In "Hygiene", a WWII veteran makes his way to London for the annual banquet of his old regiment. This affords him the chance for a yearly meeting with the same prostitute, a tryst which is his sole way of demonstrating his existence to himself. The Russian writer Ivan Turgenev is the protagonist of "The Revival", which reflects upon a brief period of happiness in his later years, spurred by his platonic love for an actress. "Vigilance" is easily the best story of the collection, dwelling on a middle-aged gay Londoner whose anger and frustration with his relationship is sublimated, only to emerge with venom at concert-goers who fail to be suitably quiet. It's both quite funny and sad at the same time. Much less successful is the French-set "Bark," which revolves around a scheme to finance the building of public baths by which twenty or so investors put up the initial funds, and the last living one inherits the proceeds.

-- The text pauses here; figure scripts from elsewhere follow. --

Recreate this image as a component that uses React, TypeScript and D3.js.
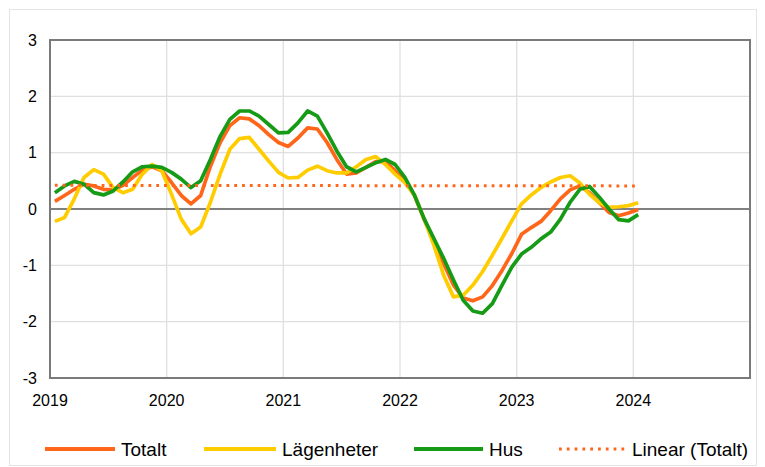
import React from "react";
import * as d3 from "d3";

const years = ["2019", "2020", "2021", "2022", "2023", "2024"];
const yTicks = [-3, -2, -1, 0, 1, 2, 3];

const totalt = [
  0.135, 0.24, 0.35, 0.44, 0.41, 0.35, 0.34, 0.42, 0.56, 0.69, 0.75, 0.68,
  0.47, 0.24, 0.09, 0.24, 0.76, 1.18, 1.48, 1.62, 1.6, 1.48, 1.32, 1.18,
  1.11, 1.26, 1.44, 1.42, 1.18, 0.88, 0.62, 0.64, 0.74, 0.84, 0.84, 0.68,
  0.5, 0.24, -0.19, -0.59, -0.97, -1.35, -1.58, -1.63, -1.56, -1.36, -1.09, -0.79,
  -0.45, -0.33, -0.22, -0.03, 0.18, 0.34, 0.41, 0.29, 0.11, -0.06, -0.12, -0.07,
  -0.01,
];

const lagenheter = [
  -0.22, -0.15, 0.18, 0.56, 0.7, 0.62, 0.38, 0.29, 0.35, 0.62, 0.79, 0.68,
  0.26, -0.18, -0.44, -0.32, 0.12, 0.62, 1.06, 1.25, 1.27, 1.06, 0.85, 0.65,
  0.55, 0.56, 0.69, 0.76, 0.68, 0.64, 0.64, 0.75, 0.88, 0.93, 0.79, 0.62,
  0.47, 0.24, -0.18, -0.65, -1.18, -1.56, -1.53, -1.35, -1.11, -0.82, -0.52, -0.21,
  0.09, 0.25, 0.38, 0.48, 0.56, 0.59, 0.46, 0.26, 0.11, 0.03, 0.04, 0.06,
  0.11,
];

const hus = [
  0.29, 0.41, 0.49, 0.44, 0.29, 0.25, 0.32, 0.48, 0.66, 0.75, 0.76, 0.74,
  0.65, 0.53, 0.38, 0.5, 0.88, 1.29, 1.59, 1.74, 1.74, 1.65, 1.5, 1.35,
  1.36, 1.53, 1.74, 1.65, 1.35, 1.03, 0.75, 0.66, 0.74, 0.82, 0.88, 0.79,
  0.56, 0.24, -0.18, -0.53, -0.88, -1.26, -1.62, -1.81, -1.85, -1.68, -1.35, -1.03,
  -0.8, -0.68, -0.53, -0.41, -0.18, 0.12, 0.35, 0.4, 0.21, 0.0, -0.19, -0.21,
  -0.1,
];

// linear trend of Totalt, start and end values
const trendTotalt = [0.42, 0.41];

const seriesNames = ["Totalt", "Lägenheter", "Hus", "Linear (Totalt)"];
const colors = ["#FF661A", "#FFCC00", "#169B16", "#FF661A"];

const W = 765;
const H = 467;
const L = 50, R = 750, T = 40, B = 378;
const FONT = "'Liberation Sans', Arial, sans-serif";

export default function App() {
  const x = d3.scaleLinear().domain([0, 72]).range([L, R]);
  const y = d3.scaleLinear().domain([-3, 3]).range([B, T]);
  const px = (i: number) => x(i + 0.5);

  const line = d3
    .line<number>()
    .x((_, i) => px(i))
    .y((d) => y(d));

  const trendLine = d3
    .line<number>()
    .x((_, i) => px(i === 0 ? 0 : totalt.length - 1))
    .y((d) => y(d));

  const data = [totalt, lagenheter, hus];

  const legendX = [45, 204, 414, 559];
  const legendLen = [70, 72, 69, 67];
  const legendY = 449;

  return (
    <svg
      width={W}
      height={H}
      style={{ position: "absolute", left: 0, top: 0, background: "#fff" }}
    >
      <rect x={9.5} y={9.5} width={747} height={456} fill="#fff" stroke="#e4e4e4" />
      {yTicks.map((t) => (
        <line key={"h" + t} x1={L} x2={R} y1={y(t)} y2={y(t)} stroke="#e0e0e0" strokeWidth={1.3} />
      ))}
      {years.map((yr, k) => (
        <line key={"v" + yr} x1={x(k * 12)} x2={x(k * 12)} y1={T} y2={B} stroke="#e0e0e0" strokeWidth={1.3} />
      ))}
      <line x1={L} x2={R} y1={y(0)} y2={y(0)} stroke="#808080" strokeWidth={2} />
      <rect x={L} y={T} width={R - L} height={B - T} fill="none" stroke="#7a7a7a" strokeWidth={2} />

      {yTicks.map((t) => (
        <text key={"yt" + t} x={37} y={y(t)} dy="0.35em" textAnchor="end" fontFamily={FONT} fontSize={16} fill="#000">
          {t}
        </text>
      ))}
      {years.map((yr, k) => (
        <text key={"xt" + yr} x={x(k * 12)} y={406} textAnchor="middle" fontFamily={FONT} fontSize={16} fill="#000">
          {yr}
        </text>
      ))}

      {data.map((d, s) => (
        <path key={"s" + s} d={line(d) || ""} fill="none" stroke={colors[s]} strokeWidth={3.7} strokeLinejoin="round" />
      ))}
      <path d={trendLine(trendTotalt) || ""} fill="none" stroke={colors[3]} strokeWidth={3} strokeDasharray="2.8 5" />

      {seriesNames.map((n, s) => (
        <g key={"lg" + s}>
          <line
            x1={legendX[s]}
            x2={legendX[s] + legendLen[s]}
            y1={legendY}
            y2={legendY}
            stroke={colors[s]}
            strokeWidth={s === 3 ? 3 : 4}
            strokeDasharray={s === 3 ? "2.8 5" : undefined}
          />
          <text x={legendX[s] + legendLen[s] + 6} y={legendY} dy="0.35em" fontFamily={FONT} fontSize={19} fill="#000">
            {n}
          </text>
        </g>
      ))}
    </svg>
  );
}
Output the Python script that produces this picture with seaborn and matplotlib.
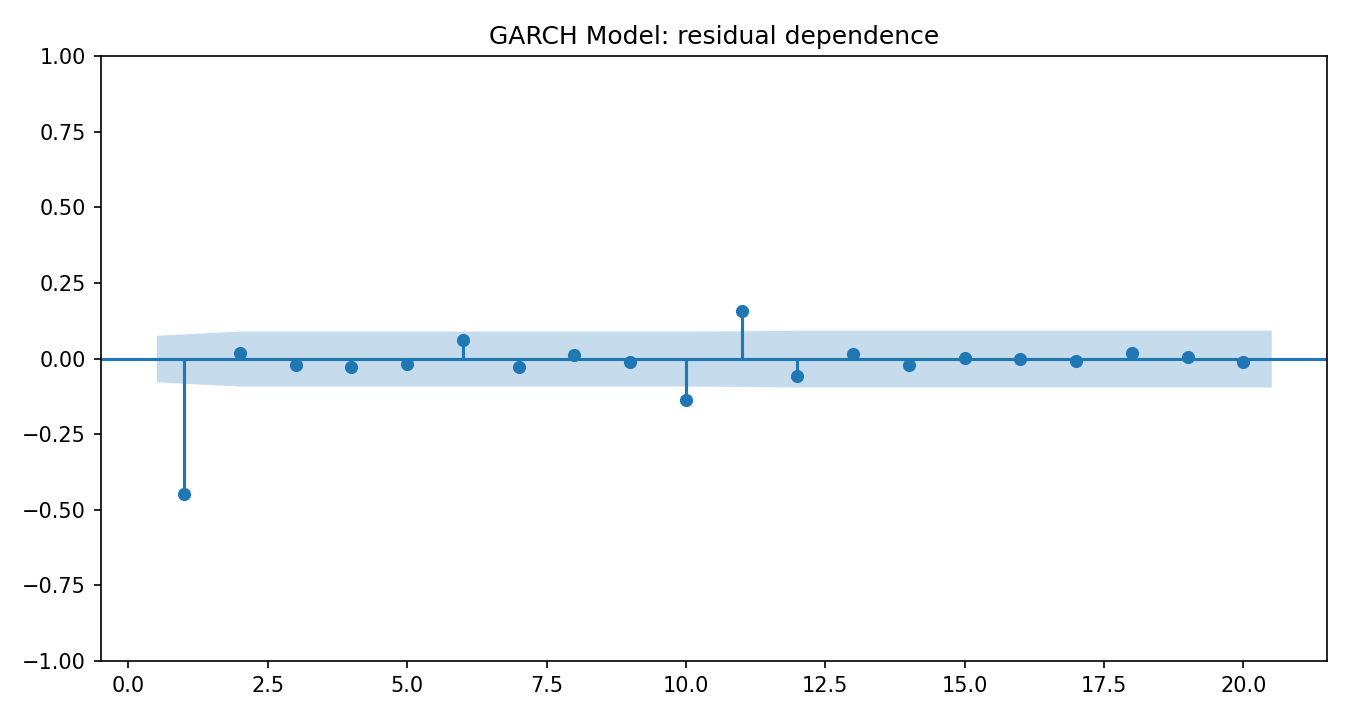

"Knowing French" is built on a clever conceit, that an elderly woman reading her way through the library's fiction in alphabetical order, has come to Barnes' much lauded novel "Flaubert's Parrot." She then initiates a correspondence with him, of which we are only privy to her side. It's an effective evocation of the "problem" of elder homes, for which not all elderly people are suited. In "Appetite", a woman reads recipes to her Alzheimers-stricken husband, whose only responses are barks of indignation at vague recipe directions or lewd outbursts. "The Fruit Cage" tackles the confusion of a middle-aged man whose 80-year-old parents suddenly separate. The final story is, "The Silence", in which a fictional version of Finnish composer Jean Sibelius jots down fragmentary reflections on his life and career.

Ultimately, the stories are a clear warning to the reader that one's old age is not likely to be dominated by grandchildren and warm fires, but rather by nostalgia and brooding over mistakes of the past, words left unsaid, deeds left undone. In that sense, the stories are quiet affecting. However, they are perhaps best read one a month or so, as the same note tends to get struck -- albeit by very different characters in very different settings.



Rated by buyers 5 out of 5 stars - Brilliant but brace yourself
"The Lemon Table" is a strong -- no, very strong -- set of tales in which the theme is unified but the styles are varied. Barnes has succeeded in what is a virtuoso examination of the theme of aging and impending death through a variety of (stylistic) lenses. The prospective reader should be warned, though, that the stories are depressing, which is what one would expect given the subject matter. Old age is given only a few of its positive attributes; loss and futility dominate.

In particular, I want to single out "The Story of Mats Israelson" as particularly successful. It made me almost cry; very, very powerful and beautifully written. By itself, it makes the volume worth reading. The very first story, about going to a barbershop, is a miniature version of Barnes' terrific very first novel, "Metroland." As a big fan of Sibelius, I also want to praise Barnes for getting so many details right in the fragmentary final story, "The Silence", which is about the composer's long final 30+ years when he had abandoned composing.

If this book could get 6 stars, I'd probably give it that. Superb.